> [GIVEN EXERCISE]:
Scan the entries below for the word "this". Copy each line that has it.

## begin

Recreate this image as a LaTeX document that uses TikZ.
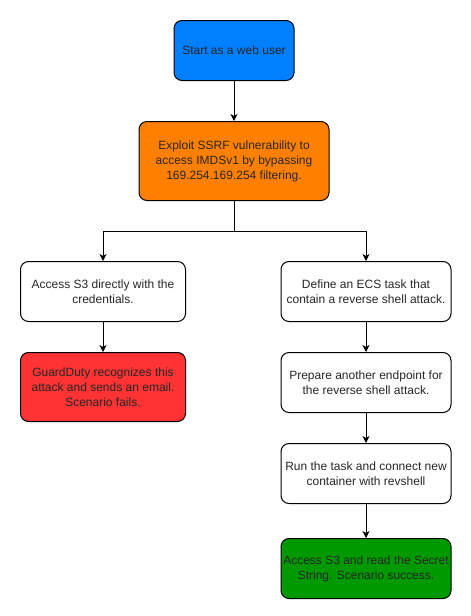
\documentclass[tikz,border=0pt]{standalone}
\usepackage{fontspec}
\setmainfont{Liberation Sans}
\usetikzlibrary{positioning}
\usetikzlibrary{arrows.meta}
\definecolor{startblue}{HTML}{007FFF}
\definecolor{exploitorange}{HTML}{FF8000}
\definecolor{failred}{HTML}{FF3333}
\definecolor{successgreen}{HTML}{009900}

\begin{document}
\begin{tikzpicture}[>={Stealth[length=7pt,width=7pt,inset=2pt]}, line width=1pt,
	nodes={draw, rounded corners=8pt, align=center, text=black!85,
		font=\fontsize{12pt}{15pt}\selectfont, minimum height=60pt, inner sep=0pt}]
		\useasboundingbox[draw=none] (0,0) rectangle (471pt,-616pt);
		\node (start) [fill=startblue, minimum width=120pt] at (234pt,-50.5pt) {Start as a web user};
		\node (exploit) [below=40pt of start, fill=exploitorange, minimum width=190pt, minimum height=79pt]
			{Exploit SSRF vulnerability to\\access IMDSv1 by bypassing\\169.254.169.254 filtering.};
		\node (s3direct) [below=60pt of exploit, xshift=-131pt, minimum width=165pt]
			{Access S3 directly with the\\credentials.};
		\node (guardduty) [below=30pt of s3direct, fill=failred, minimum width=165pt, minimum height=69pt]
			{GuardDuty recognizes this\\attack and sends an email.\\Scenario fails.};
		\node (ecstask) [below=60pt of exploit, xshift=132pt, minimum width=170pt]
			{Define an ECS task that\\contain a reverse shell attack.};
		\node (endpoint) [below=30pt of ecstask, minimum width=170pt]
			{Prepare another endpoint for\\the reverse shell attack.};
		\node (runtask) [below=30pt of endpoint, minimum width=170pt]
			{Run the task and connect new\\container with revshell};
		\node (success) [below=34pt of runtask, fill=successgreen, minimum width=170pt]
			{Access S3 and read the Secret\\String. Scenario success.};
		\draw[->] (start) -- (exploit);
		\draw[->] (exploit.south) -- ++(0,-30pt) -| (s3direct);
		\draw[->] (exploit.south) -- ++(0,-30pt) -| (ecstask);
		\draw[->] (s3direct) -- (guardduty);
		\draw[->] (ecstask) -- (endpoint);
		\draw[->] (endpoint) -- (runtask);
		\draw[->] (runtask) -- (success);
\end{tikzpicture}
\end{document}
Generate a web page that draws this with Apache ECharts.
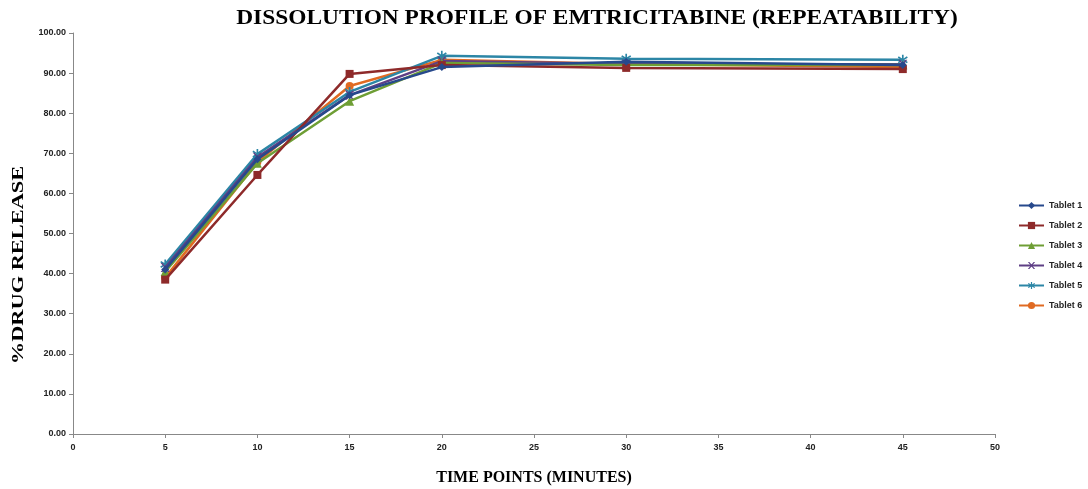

## end

> [CORRECT ANSWER]:
Recreate this image as a LaTeX document that uses TikZ.
			{GuardDuty recognizes this\\attack and sends an email.\\Scenario fails.};
Generate a web page that draws this with Apache ECharts.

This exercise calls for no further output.